START

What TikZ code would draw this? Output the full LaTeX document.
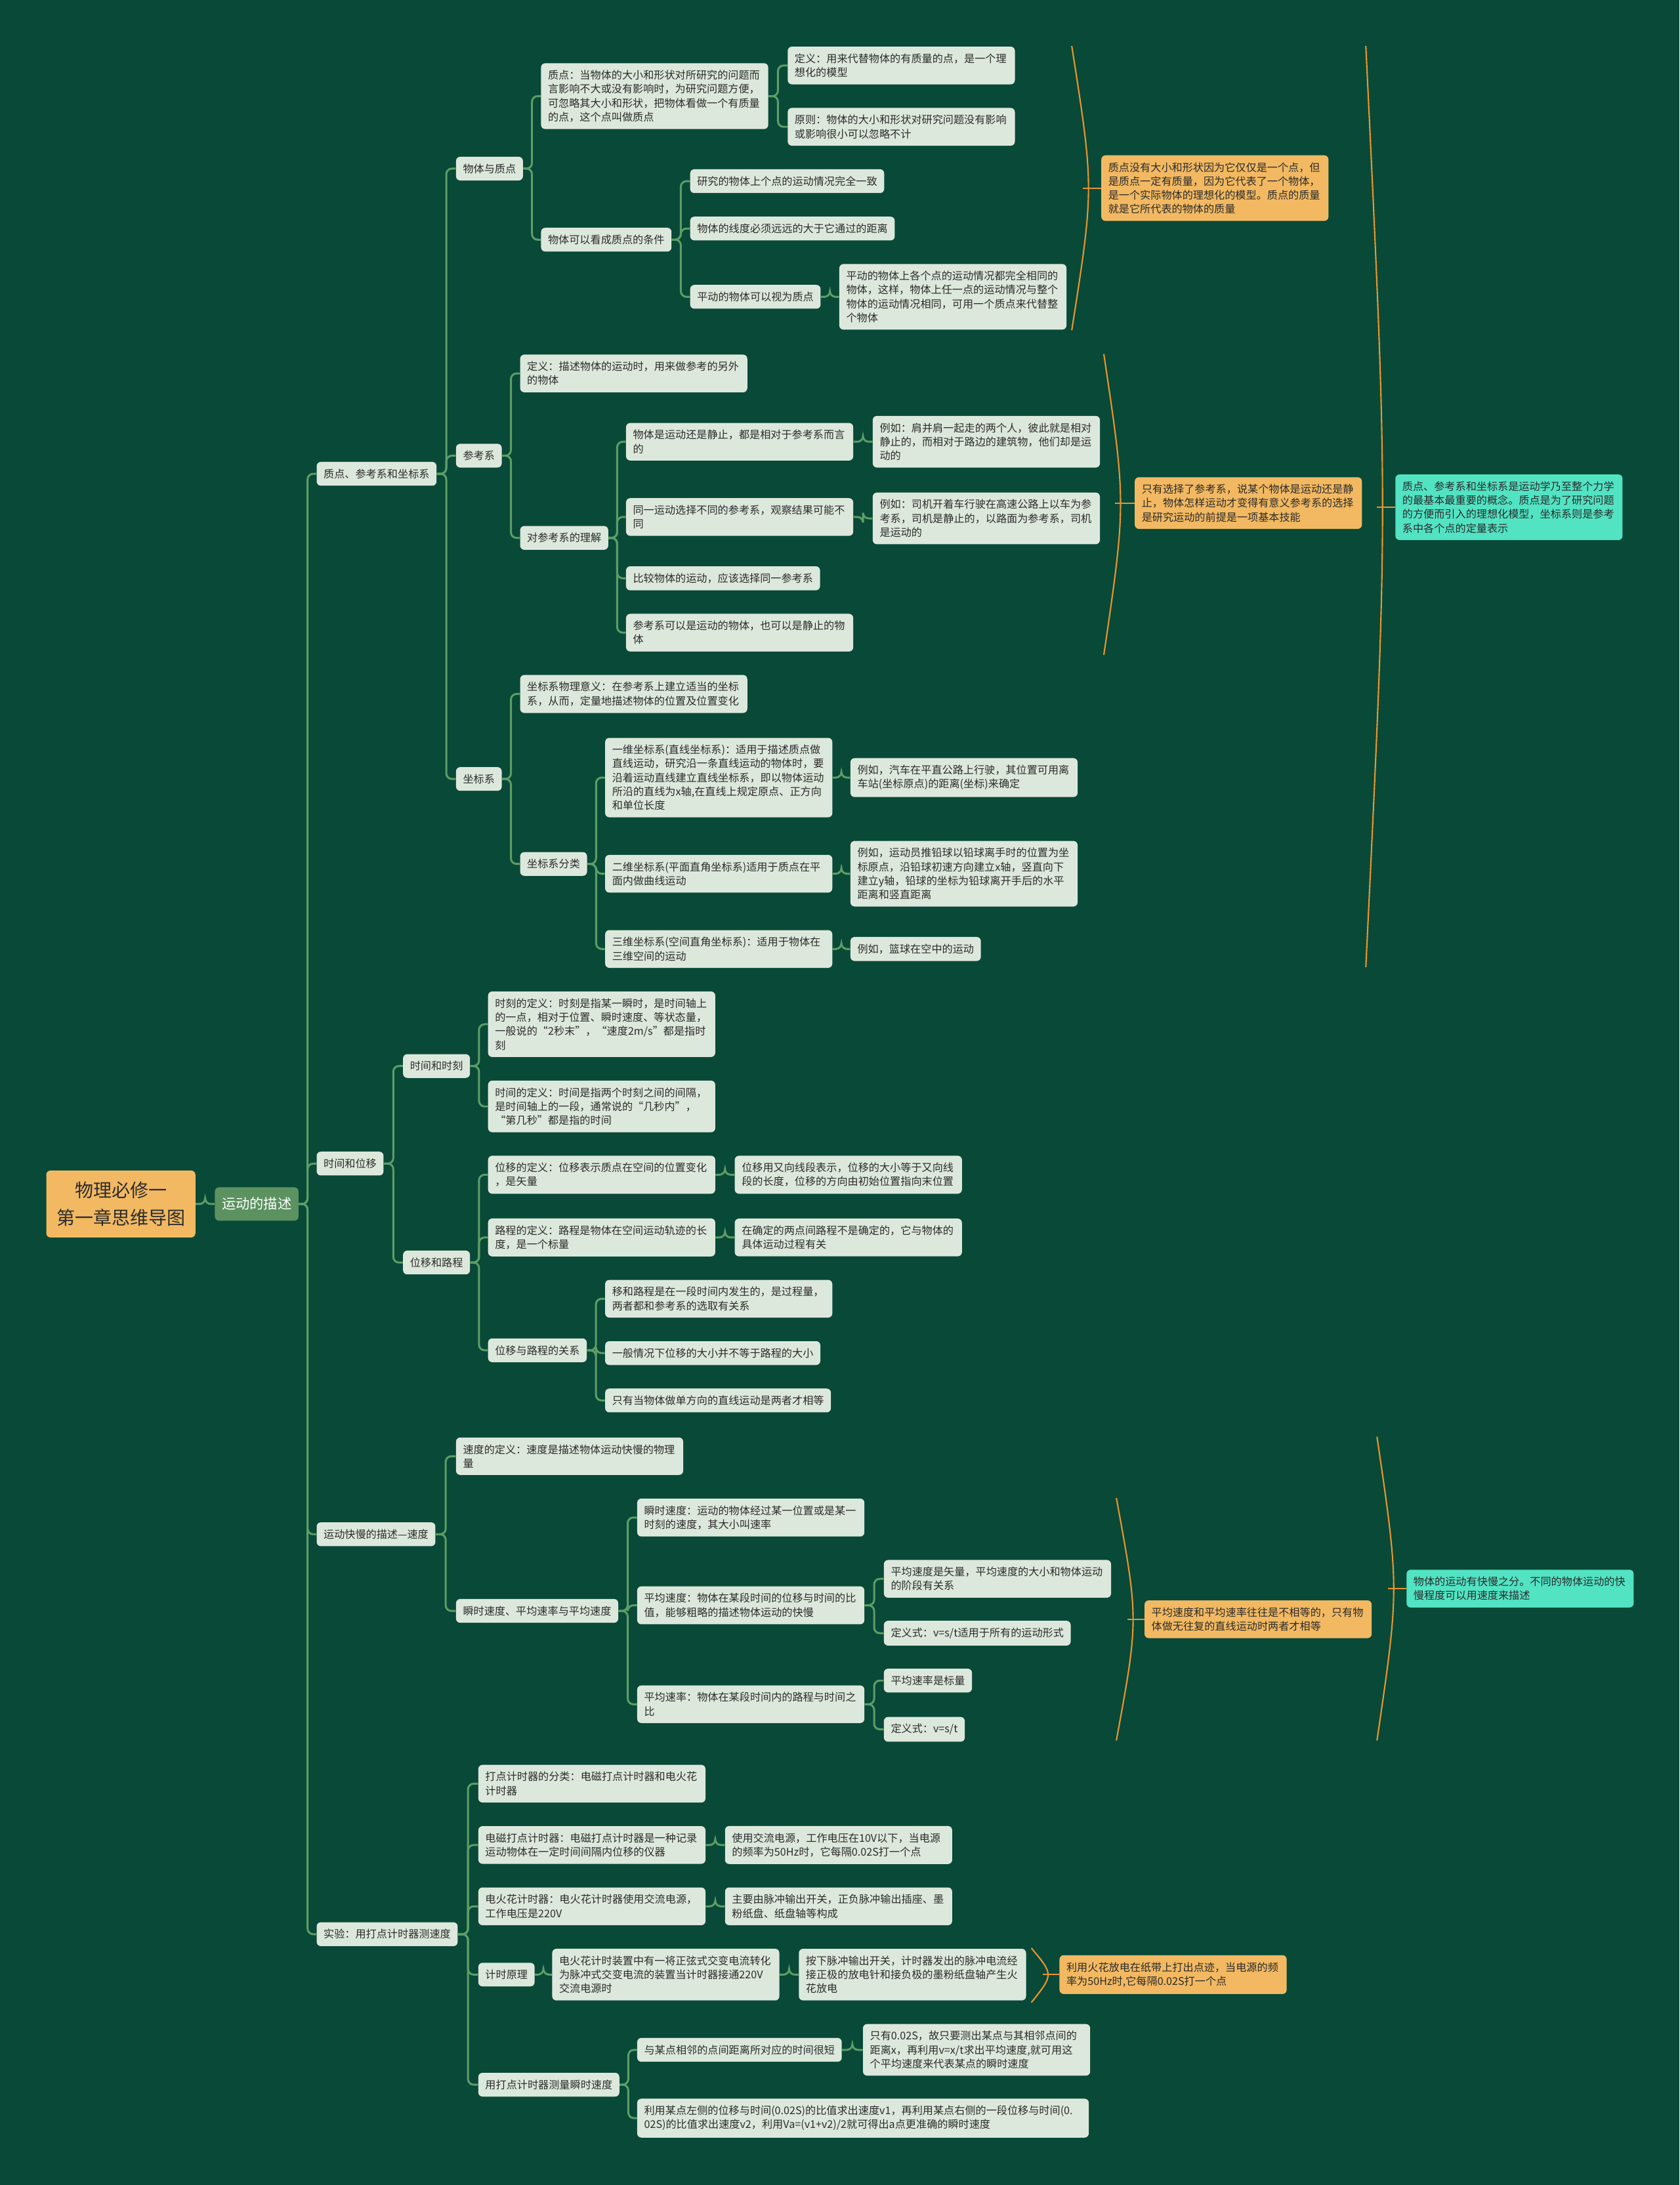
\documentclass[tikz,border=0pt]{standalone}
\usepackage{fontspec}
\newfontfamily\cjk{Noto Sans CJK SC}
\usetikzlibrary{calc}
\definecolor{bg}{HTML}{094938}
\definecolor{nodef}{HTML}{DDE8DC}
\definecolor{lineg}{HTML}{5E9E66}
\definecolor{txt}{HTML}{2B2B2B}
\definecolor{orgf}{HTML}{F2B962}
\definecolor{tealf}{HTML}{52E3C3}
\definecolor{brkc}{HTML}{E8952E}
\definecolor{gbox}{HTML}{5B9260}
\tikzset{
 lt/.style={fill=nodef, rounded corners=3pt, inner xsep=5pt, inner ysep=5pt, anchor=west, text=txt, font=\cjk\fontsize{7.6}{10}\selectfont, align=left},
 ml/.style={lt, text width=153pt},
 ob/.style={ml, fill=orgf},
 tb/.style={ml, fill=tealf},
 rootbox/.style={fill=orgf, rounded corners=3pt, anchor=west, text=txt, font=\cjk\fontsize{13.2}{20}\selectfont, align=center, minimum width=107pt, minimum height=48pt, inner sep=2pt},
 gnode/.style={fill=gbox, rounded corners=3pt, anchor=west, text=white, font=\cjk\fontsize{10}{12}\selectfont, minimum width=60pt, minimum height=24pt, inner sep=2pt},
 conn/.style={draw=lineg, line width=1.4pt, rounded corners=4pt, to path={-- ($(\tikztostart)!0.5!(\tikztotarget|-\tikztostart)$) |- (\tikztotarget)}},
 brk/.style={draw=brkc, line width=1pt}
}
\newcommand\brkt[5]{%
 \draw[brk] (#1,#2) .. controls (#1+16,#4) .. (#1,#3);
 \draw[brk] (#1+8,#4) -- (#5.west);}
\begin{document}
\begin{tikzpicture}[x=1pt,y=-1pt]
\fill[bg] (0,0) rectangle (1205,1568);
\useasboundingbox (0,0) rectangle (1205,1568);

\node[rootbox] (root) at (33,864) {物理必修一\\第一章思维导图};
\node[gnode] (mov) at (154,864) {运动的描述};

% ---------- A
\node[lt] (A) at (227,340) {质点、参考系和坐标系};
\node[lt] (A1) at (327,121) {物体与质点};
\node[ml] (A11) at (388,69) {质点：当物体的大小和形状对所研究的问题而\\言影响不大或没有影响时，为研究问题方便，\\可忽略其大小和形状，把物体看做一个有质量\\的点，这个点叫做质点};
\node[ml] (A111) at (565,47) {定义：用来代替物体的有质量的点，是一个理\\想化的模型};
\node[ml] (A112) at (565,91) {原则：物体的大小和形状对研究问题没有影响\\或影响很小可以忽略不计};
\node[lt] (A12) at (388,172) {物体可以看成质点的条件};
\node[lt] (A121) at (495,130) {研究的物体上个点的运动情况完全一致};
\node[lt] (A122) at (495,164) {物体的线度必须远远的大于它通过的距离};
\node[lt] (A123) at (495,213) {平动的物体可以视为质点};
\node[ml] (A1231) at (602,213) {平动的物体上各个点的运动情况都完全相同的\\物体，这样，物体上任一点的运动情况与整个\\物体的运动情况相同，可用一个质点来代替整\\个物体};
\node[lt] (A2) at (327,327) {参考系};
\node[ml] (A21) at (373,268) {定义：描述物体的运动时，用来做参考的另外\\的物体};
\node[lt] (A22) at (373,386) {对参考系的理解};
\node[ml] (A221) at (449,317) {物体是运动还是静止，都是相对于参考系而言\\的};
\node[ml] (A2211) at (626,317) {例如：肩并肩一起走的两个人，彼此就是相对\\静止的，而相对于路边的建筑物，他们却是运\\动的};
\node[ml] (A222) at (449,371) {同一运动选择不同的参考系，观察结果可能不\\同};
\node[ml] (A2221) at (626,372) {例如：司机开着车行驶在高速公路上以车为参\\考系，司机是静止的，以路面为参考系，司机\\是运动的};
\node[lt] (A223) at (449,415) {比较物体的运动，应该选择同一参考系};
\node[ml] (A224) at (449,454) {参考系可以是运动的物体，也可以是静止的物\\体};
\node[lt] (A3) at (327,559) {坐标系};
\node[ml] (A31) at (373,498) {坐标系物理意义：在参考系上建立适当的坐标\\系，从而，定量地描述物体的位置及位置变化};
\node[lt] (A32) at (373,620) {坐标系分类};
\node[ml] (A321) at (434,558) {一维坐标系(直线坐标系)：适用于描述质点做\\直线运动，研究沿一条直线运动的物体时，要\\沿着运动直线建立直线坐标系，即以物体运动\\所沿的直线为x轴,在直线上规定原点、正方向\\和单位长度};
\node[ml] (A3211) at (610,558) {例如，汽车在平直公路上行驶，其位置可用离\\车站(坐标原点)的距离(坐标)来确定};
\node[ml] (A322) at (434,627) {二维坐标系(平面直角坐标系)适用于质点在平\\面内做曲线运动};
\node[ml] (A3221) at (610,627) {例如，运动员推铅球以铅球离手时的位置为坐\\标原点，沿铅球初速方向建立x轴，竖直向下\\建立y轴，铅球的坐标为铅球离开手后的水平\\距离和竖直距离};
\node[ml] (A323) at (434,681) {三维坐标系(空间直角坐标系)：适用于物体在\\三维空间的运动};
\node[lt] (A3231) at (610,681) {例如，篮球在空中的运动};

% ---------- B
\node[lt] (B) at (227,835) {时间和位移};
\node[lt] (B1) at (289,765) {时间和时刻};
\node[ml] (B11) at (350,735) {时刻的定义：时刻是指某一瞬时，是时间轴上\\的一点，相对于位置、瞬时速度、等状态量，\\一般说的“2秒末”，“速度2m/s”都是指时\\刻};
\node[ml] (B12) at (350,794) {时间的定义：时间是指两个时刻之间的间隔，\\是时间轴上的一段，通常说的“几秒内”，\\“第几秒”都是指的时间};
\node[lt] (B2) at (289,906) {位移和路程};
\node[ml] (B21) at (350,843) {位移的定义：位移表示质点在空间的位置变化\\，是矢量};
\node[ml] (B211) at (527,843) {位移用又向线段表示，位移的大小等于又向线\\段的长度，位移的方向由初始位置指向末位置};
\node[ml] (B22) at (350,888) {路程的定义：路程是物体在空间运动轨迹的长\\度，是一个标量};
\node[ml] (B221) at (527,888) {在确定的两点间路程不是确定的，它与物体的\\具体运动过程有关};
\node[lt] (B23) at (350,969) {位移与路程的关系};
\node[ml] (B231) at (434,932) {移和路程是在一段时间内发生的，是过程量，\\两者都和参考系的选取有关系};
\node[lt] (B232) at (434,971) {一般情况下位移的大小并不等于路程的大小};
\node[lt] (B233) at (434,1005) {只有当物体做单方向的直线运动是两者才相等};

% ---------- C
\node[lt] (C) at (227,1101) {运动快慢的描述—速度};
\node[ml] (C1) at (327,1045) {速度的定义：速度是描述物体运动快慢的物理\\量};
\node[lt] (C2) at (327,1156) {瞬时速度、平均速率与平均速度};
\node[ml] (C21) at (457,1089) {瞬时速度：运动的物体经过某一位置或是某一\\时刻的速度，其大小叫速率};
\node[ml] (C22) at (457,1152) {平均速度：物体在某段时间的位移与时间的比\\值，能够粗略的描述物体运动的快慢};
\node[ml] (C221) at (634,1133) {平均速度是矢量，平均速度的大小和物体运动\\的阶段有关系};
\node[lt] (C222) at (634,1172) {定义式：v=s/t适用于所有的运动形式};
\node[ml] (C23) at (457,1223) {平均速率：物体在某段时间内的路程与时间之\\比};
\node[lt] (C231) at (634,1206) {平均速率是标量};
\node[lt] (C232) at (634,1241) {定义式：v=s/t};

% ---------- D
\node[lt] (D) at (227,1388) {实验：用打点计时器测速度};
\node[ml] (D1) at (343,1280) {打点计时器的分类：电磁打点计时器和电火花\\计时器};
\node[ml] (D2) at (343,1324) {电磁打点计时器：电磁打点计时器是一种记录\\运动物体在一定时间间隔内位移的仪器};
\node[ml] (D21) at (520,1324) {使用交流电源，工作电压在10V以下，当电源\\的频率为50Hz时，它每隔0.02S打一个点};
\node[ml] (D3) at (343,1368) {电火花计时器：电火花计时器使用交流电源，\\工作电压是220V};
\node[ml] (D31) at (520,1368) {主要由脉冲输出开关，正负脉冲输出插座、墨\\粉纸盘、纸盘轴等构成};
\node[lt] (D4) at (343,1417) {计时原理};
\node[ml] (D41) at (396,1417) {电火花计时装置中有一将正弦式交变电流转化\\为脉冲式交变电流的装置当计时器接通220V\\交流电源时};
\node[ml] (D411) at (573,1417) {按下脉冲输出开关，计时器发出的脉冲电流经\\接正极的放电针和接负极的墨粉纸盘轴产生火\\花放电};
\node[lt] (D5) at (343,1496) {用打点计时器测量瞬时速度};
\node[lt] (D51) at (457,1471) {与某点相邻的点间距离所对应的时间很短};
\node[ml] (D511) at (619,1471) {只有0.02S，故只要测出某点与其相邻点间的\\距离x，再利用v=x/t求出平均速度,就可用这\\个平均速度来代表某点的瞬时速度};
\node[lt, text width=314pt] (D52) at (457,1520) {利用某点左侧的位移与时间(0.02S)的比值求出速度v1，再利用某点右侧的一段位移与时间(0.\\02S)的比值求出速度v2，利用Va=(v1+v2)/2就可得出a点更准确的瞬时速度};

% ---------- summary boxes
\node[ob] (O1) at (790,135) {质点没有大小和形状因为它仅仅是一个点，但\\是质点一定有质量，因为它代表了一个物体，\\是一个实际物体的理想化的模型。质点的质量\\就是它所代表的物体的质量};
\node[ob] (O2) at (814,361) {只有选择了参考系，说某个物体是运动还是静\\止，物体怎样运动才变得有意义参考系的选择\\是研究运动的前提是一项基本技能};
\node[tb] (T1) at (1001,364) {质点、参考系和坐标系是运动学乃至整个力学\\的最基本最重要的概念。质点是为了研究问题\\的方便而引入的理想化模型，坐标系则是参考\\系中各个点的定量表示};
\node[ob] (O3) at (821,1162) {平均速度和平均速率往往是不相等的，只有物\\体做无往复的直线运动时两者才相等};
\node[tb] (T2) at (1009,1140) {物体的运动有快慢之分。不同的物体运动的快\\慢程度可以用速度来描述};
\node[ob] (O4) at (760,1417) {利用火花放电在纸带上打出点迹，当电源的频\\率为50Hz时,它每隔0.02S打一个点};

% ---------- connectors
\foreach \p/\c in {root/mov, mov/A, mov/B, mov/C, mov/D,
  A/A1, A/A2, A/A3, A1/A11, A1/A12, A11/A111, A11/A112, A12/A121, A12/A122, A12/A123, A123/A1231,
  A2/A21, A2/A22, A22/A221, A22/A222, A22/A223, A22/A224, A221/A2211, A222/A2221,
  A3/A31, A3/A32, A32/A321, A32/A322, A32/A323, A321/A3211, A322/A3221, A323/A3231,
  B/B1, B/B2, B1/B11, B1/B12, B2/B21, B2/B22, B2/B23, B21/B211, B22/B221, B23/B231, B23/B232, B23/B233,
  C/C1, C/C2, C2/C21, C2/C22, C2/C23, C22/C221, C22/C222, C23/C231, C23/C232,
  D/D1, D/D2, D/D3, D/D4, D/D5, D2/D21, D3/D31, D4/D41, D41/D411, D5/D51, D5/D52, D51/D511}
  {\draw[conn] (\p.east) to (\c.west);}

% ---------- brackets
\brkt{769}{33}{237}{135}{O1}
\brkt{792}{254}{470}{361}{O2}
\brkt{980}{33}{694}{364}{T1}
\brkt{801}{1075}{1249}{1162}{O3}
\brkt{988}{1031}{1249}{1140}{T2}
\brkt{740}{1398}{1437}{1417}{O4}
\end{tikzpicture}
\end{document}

END

> [Problem to work on]
Extract, word for word, each line from the top of the data down to and including the line with "(mov) at (154,864)"; skip the pictures.

> [Solution for this problem]
What TikZ code would draw this? Output the full LaTeX document.
\documentclass[tikz,border=0pt]{standalone}
\usepackage{fontspec}
\newfontfamily\cjk{Noto Sans CJK SC}
\usetikzlibrary{calc}
\definecolor{bg}{HTML}{094938}
\definecolor{nodef}{HTML}{DDE8DC}
\definecolor{lineg}{HTML}{5E9E66}
\definecolor{txt}{HTML}{2B2B2B}
\definecolor{orgf}{HTML}{F2B962}
\definecolor{tealf}{HTML}{52E3C3}
\definecolor{brkc}{HTML}{E8952E}
\definecolor{gbox}{HTML}{5B9260}
\tikzset{
 lt/.style={fill=nodef, rounded corners=3pt, inner xsep=5pt, inner ysep=5pt, anchor=west, text=txt, font=\cjk\fontsize{7.6}{10}\selectfont, align=left},
 ml/.style={lt, text width=153pt},
 ob/.style={ml, fill=orgf},
 tb/.style={ml, fill=tealf},
 rootbox/.style={fill=orgf, rounded corners=3pt, anchor=west, text=txt, font=\cjk\fontsize{13.2}{20}\selectfont, align=center, minimum width=107pt, minimum height=48pt, inner sep=2pt},
 gnode/.style={fill=gbox, rounded corners=3pt, anchor=west, text=white, font=\cjk\fontsize{10}{12}\selectfont, minimum width=60pt, minimum height=24pt, inner sep=2pt},
 conn/.style={draw=lineg, line width=1.4pt, rounded corners=4pt, to path={-- ($(\tikztostart)!0.5!(\tikztotarget|-\tikztostart)$) |- (\tikztotarget)}},
 brk/.style={draw=brkc, line width=1pt}
}
\newcommand\brkt[5]{%
 \draw[brk] (#1,#2) .. controls (#1+16,#4) .. (#1,#3);
 \draw[brk] (#1+8,#4) -- (#5.west);}
\begin{document}
\begin{tikzpicture}[x=1pt,y=-1pt]
\fill[bg] (0,0) rectangle (1205,1568);
\useasboundingbox (0,0) rectangle (1205,1568);

\node[rootbox] (root) at (33,864) {物理必修一\\第一章思维导图};
\node[gnode] (mov) at (154,864) {运动的描述};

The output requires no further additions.